Our info!!


Ha seee! we do hav morre!!! ha ha pplz ha ha...

We went on to some blogs and asked some people a couple questions and what their thoughts about it were.THIS IS FROM THE BLOG ANSWER BAG!!

This is just a theory by some guy named Kevin.

"Cavemen started banging things around until they realized that they were able to manipulate objects to make sounds that were pleasing to them, and hence the evolution of music has proceeded from the stone age right up to modern times."

This is a thought by a boy named Perry.

"Jubal, son of Lamech and Adah; a descendant of Cain is mentioned as 'founder of all those who handle the harp and the pipe,' he probably lived in what is modern day Iraq, what was once Mesopotamia. Jubal may have invented both stringed and wind instruments, or perhaps he ‘founded’ a profession, which gave considerable impetus to the progress of music."

This is what Angelica thinks."Music came from the muslims."

This is from someone anonomous"well in the church many many many yrs. ago the monks did what was called a Gregorian chant. Though they could not speak they could participate in Gregorian chants and they would. It was very monosyllabic and it was music. that is where music began.
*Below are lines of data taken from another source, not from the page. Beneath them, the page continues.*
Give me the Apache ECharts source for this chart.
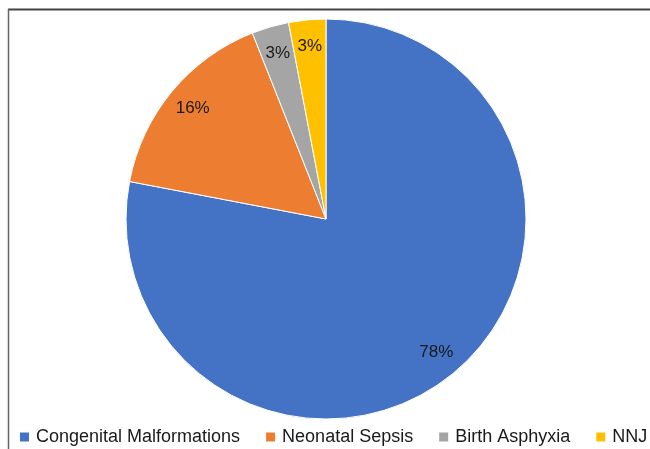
<!DOCTYPE html>
<html>
<head>
<meta charset="utf-8">
<script src="https://cdn.jsdelivr.net/npm/echarts@6/dist/echarts.min.js"></script>
<style>
  html, body { margin: 0; padding: 0; background: #fff; }
  #main { width: 650px; height: 449px; }
</style>
</head>
<body>
<div id="main"></div>
<script>
// data
const causes = ['Congenital Malformations', 'Neonatal Sepsis', 'Birth Asphyxia', 'NNJ']
const shares = [78, 16, 3, 3]
const colors = ['#4472C4', '#ED7D31', '#A5A5A5', '#FFC000']

const pieData = causes.map((name, i) => ({ name: name, value: shares[i] }))

const myChart = echarts.init(document.getElementById('main'))
myChart.setOption({
  color: colors,
  animation: false,
  legend: {
    left: 20,
    top: 428,
    width: 630,
    padding: 0,
    itemWidth: 9,
    itemHeight: 9,
    itemGap: 26,
    icon: 'rect',
    itemStyle: { borderWidth: 0 },
    textStyle: {
      fontFamily: 'Liberation Sans',
      fontSize: 18,
      color: '#1a1a1a',
      padding: [0, 0, 0, 2]
    },
    data: causes
  },
  graphic: [
    { type: 'line', shape: { x1: 8, y1: 9.5, x2: 650, y2: 9.5 }, style: { stroke: '#444', lineWidth: 2 } },
    { type: 'line', shape: { x1: 8.5, y1: 9, x2: 8.5, y2: 449 }, style: { stroke: '#666', lineWidth: 1.5 } }
  ],
  series: [
    {
      // the slices
      type: 'pie',
      center: [326, 219],
      radius: [0, 200],
      startAngle: 90,
      clockwise: true,
      label: { show: false },
      labelLine: { show: false },
      itemStyle: { borderColor: '#fff', borderWidth: 1 },
      data: pieData
    },
    {
      // transparent ring, only to place the percent labels near the rim
      type: 'pie',
      center: [326, 219],
      radius: [140, 200],
      startAngle: 90,
      clockwise: true,
      silent: true,
      itemStyle: { color: 'transparent' },
      label: {
        show: true,
        position: 'inside',
        formatter: '{c}%',
        fontFamily: 'Liberation Sans',
        fontSize: 17,
        color: '#1a1a1a'
      },
      labelLine: { show: false },
      data: pieData
    }
  ]
})
</script>
</body>
</html>
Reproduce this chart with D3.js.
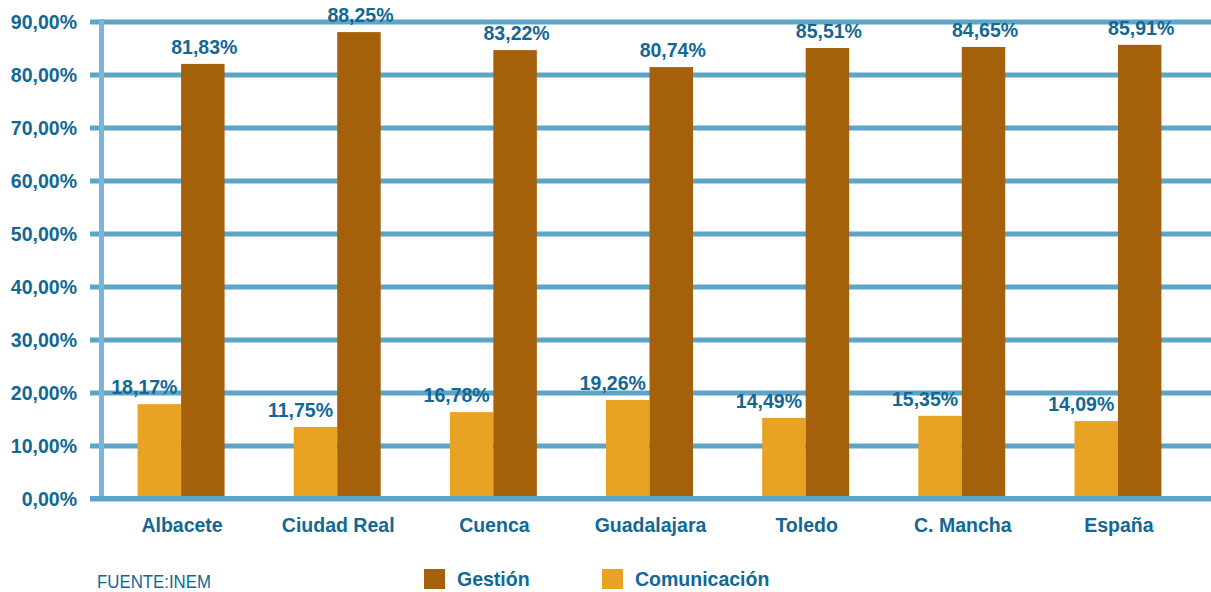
<!DOCTYPE html>
<html><head><meta charset="utf-8">
<script src="https://cdn.jsdelivr.net/npm/d3@7"></script>
<style>body{margin:0;background:#fff}svg{display:block}text{font-family:"Liberation Sans",Arial,sans-serif}</style>
</head><body><svg id="c" width="1211" height="592"></svg>
<script>
const categories = ["Albacete","Ciudad Real","Cuenca","Guadalajara","Toledo","C. Mancha","España"];
const seriesNames = ["Comunicación","Gestión"];
// bar heights as drawn in the picture
const comunicacion = [17.8, 13.5, 16.3, 18.6, 15.2, 15.6, 14.6];
const gestion = [82.0, 88.0, 84.6, 81.4, 85.0, 85.2, 85.6];
// values printed on the labels
const comunicacionLabels = [18.17, 11.75, 16.78, 19.26, 14.49, 15.35, 14.09];
const gestionLabels = [81.83, 88.25, 83.22, 80.74, 85.51, 84.65, 85.91];
const yTicks = [0,10,20,30,40,50,60,70,80,90];
const sourceText = "FUENTE:INEM";

const colors = {"Comunicación":"#e8a324","Gestión":"#a5600c"};
const textColor = "#126894";
const gridColor = "#5ba5c8";
const fs = "19.5px";
const fmt = v => d3.format(".2f")(v).replace(".", ",") + "%";

const svg = d3.select("#c");
const y = d3.scaleLinear().domain([0,90]).range([498.5,21.5]);
const x0 = d3.scaleBand().domain(categories).range([103,1196]).paddingInner(0.443).paddingOuter(0.2215);
const x1 = d3.scaleBand().domain(seriesNames).range([0, x0.bandwidth()]);

const rows = categories.map((c,i)=>({cat:c, values:[
  {s:"Comunicación", v:comunicacion[i], lab:comunicacionLabels[i]},
  {s:"Gestión", v:gestion[i], lab:gestionLabels[i]}]}));

// gridlines via axis
const yAxis = d3.axisLeft(y).tickValues(yTicks).tickFormat(d=>fmt(d)).tickSize(-(1211-90)).tickPadding(13);
const ga = svg.append("g").attr("transform","translate(90,0)").call(yAxis);
ga.select(".domain").remove();
ga.selectAll(".tick line").attr("stroke",gridColor).attr("stroke-width",5);
ga.selectAll(".tick text").attr("fill",textColor).attr("font-size",fs).attr("font-weight","bold")
  .attr("font-family","'Liberation Sans',Arial,sans-serif").attr("dy","0.35em");

// vertical axis line
svg.append("line").attr("x1",101.5).attr("x2",101.5).attr("y1",y(90)-2.5).attr("y2",y(0))
  .attr("stroke","#7ab5d5").attr("stroke-width",5);

// bars
const groups = svg.append("g").selectAll("g").data(rows).join("g")
  .attr("transform",d=>`translate(${x0(d.cat)},0)`);
groups.selectAll("rect").data(d=>d.values).join("rect")
  .attr("x",d=>x1(d.s)).attr("width",x1.bandwidth())
  .attr("y",d=>y(d.v)).attr("height",d=>y(0)-y(d.v))
  .attr("fill",d=>colors[d.s]);

// zero line on top
svg.append("line").attr("x1",90).attr("x2",1211).attr("y1",y(0)).attr("y2",y(0))
  .attr("stroke",gridColor).attr("stroke-width",5);

// value labels
groups.selectAll("text.val").data(d=>d.values).join("text").attr("class","val")
  .attr("x",d=>x1(d.s)+x1.bandwidth()/2 + (d.s==="Comunicación" ? -15 : 1.5))
  .attr("y",d=>y(d.v)-10)
  .attr("text-anchor","middle").attr("fill",textColor).attr("font-size",fs).attr("font-weight","bold")
  .text(d=>fmt(d.lab));

// category labels
svg.append("g").selectAll("text").data(categories).join("text")
  .attr("x",d=>x0(d)+x0.bandwidth()/2+1).attr("y",532)
  .attr("text-anchor","middle").attr("fill",textColor).attr("font-size",fs).attr("font-weight","bold")
  .text(d=>d);

// legend
const legend = [{s:"Gestión", x:424},{s:"Comunicación", x:602}];
const lg = svg.append("g").selectAll("g").data(legend).join("g").attr("transform",d=>`translate(${d.x},569)`);
lg.append("rect").attr("width",21).attr("height",20).attr("fill",d=>colors[d.s]);
lg.append("text").attr("x",33).attr("y",17).attr("fill",textColor).attr("font-size",fs).attr("font-weight","bold").text(d=>d.s);

// source
svg.append("text").attr("x",97).attr("y",588).attr("fill",textColor).attr("font-size","18px")
  .attr("font-family","'Liberation Sans Narrow','Arial Narrow',sans-serif")
  .attr("textLength",114).attr("lengthAdjust","spacingAndGlyphs")
  .text(sourceText);
</script></body></html>
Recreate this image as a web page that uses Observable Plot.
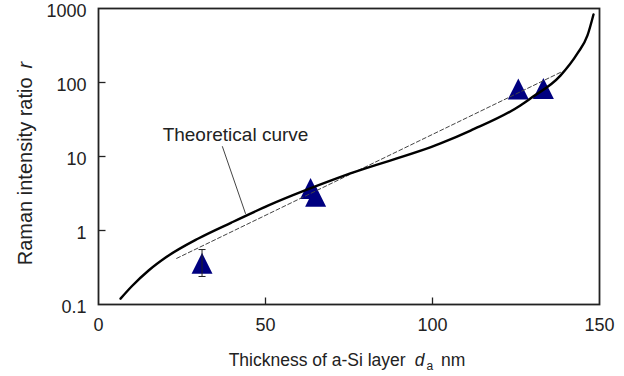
<!DOCTYPE html>
<html>
<head>
<meta charset="utf-8">
<script src="https://cdn.jsdelivr.net/npm/d3@7"></script>
<script src="https://cdn.jsdelivr.net/npm/@observablehq/plot@0.6"></script>
<style>
  html, body { margin: 0; padding: 0; background: #fff; }
  #chart { width: 624px; height: 376px; }
</style>
</head>
<body>
<div id="chart"></div>
<script>
// ---- data ----
const xTicks = [0, 50, 100, 150];
const yTicks = [0.1, 1, 10, 100, 1000];

// theoretical curve
const curveX = [6.6, 9.9, 15.0, 20.1, 29.9, 39.8, 50.9, 75.4, 102.4, 111.4, 126.3, 129.3, 138.3, 143.4, 146.4, 148.2];
const curveR = [0.12, 0.175, 0.288, 0.431, 0.78, 1.28, 2.18, 5.9, 15.0, 22.4, 48.9, 60.8, 124, 247, 432, 830];

// measured points
const ptX = [31.0, 63.5, 65.0, 125.7, 133.2];
const ptR = [0.36, 3.7, 2.9, 82, 83];

// error bar (first point)
const errX = [31.0];
const errLo = [0.239];
const errHi = [0.553];

// dashed fit line
const fitX = [23.4, 138.9];
const fitR = [0.42, 141];

// annotation
const labelText = ["Theoretical curve"];
const labelX = [19.2];
const labelR = [16.0];
const leadX = [37.1, 44.0];
const leadR = [13.6, 1.70];

// ---- build ----
const curve = curveX.map((x, i) => ({x, r: curveR[i]}));
const pts = ptX.map((x, i) => ({x, r: ptR[i]}));
const errs = errX.map((x, i) => ({x, lo: errLo[i], hi: errHi[i]}));
const fit = fitX.map((x, i) => ({x, r: fitR[i]}));
const lead = leadX.map((x, i) => ({x, r: leadR[i]}));
const label = labelText.map((t, i) => ({t, x: labelX[i], r: labelR[i]}));

const FONT = "Liberation Sans, Arial, Helvetica, sans-serif";

const triSym = {draw(ctx) { const h = 10.5; ctx.moveTo(0, -h); ctx.lineTo(h, h); ctx.lineTo(-h, h); ctx.closePath(); }};
const capSym = {draw(ctx) { ctx.moveTo(-3.5, 0); ctx.lineTo(3.5, 0); }};
const tickRight = {draw(ctx) { ctx.moveTo(0, 0); ctx.lineTo(7, 0); }};
const tickUp = {draw(ctx) { ctx.moveTo(0, 0); ctx.lineTo(0, -7); }};

const capData = errs.flatMap(e => [{x: e.x, r: e.lo}, {x: e.x, r: e.hi}]);

const svg = Plot.plot({
  width: 624,
  height: 376,
  marginLeft: 98,
  marginRight: 25,
  marginTop: 8,
  marginBottom: 72,
  style: {fontFamily: FONT, color: "#222", background: "#fff"},
  x: {domain: [0, 150]},
  y: {type: "log", domain: [0.1, 1000]},
  marks: [
    Plot.dot(yTicks.slice(1, -1), {x: () => 0, y: d => d, symbol: tickRight, fill: "none", stroke: "#222", strokeWidth: 1.3}),
    Plot.dot(xTicks.slice(1, -1), {x: d => d, y: () => 0.1, symbol: tickUp, fill: "none", stroke: "#222", strokeWidth: 1.3}),
    Plot.dot(pts, {x: "x", y: "r", symbol: triSym, fill: "#000080", stroke: "none"}),
    Plot.ruleX(errs, {x: "x", y1: "lo", y2: "hi", stroke: "#222", strokeWidth: 1}),
    Plot.dot(capData, {x: "x", y: "r", symbol: capSym, fill: "none", stroke: "#222", strokeWidth: 1}),
    Plot.line(fit, {x: "x", y: "r", stroke: "#444", strokeWidth: 1, strokeDasharray: "4,2.5"}),
    Plot.line(curve, {x: "x", y: "r", stroke: "#000", strokeWidth: 2.4, curve: "monotone-x"}),
    Plot.line(lead, {x: "x", y: "r", stroke: "#444", strokeWidth: 1}),
    Plot.text(label, {x: "x", y: "r", text: "t", textAnchor: "start", lineAnchor: "bottom", fontSize: 19, fill: "#222"}),
    Plot.frame({stroke: "#222", strokeWidth: 1.8}),
    Plot.axisY({ticks: yTicks, tickFormat: d => String(d), tickSize: 0, tickPadding: 12, dy: 3, fontSize: 18, label: null}),
    Plot.axisX({ticks: xTicks, tickFormat: d => String(d), tickSize: 0, tickPadding: 14, fontSize: 18, label: null})
  ]
});

const s = d3.select(svg);
// y title
const yt = s.append("text")
  .attr("transform", "translate(32,163.5) rotate(-90)")
  .attr("text-anchor", "middle")
  .attr("font-family", FONT)
  .attr("font-size", 20)
  .attr("fill", "#222");
yt.append("tspan").text("Raman intensity ratio");
yt.append("tspan").attr("dx", 9).attr("font-style", "italic").text("r");

// x title
const xt = s.append("text")
  .attr("x", 347).attr("y", 366)
  .attr("text-anchor", "middle")
  .attr("font-family", FONT)
  .attr("font-size", 17.5)
  .attr("fill", "#222");
xt.append("tspan").text("Thickness of a-Si layer");
xt.append("tspan").attr("dx", 9).attr("font-style", "italic").text("d");
xt.append("tspan").attr("dx", 2).attr("dy", 4).attr("font-size", 12).text("a");
xt.append("tspan").attr("dx", 8).attr("dy", -4).text("nm");

document.getElementById("chart").appendChild(svg);
</script>
</body>
</html>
I mean the type with actual notes etc. after that the slaves used to sing in the cotton fields all the spiritual hums to get them through their day. actually before either one of those things in biblical times the people used to sing songs of praise to the lord and they are now in the bible as Psalms."



Roman philosopher and statesman Boethius was the first person to associate music with the alphabet. He used the first fifteen letters of the Roman alphabet to indicate notes that were in use at the end of the Roman period. This system evolved over time, with Benedictine monk Gludo d' Arezzo adding the staff at the end of the 12th Century, placing the letters on certain lines to indicate their pitch.
In the 15th Century, time signatures were added, and the notes evolved into a rounded shape. The 5-line staff with auxiliary lines became standard in the 16th Century, and expression signs and Italian phrases indicating tempo and dynamics were added in the 17th Century.
Ludwig van Beethoven was one of the first composers to use metronome markings on his scores to indicate tempo, having been acquainted with Johann Nepomuk Maelzel, who perfected the metronome around 1815.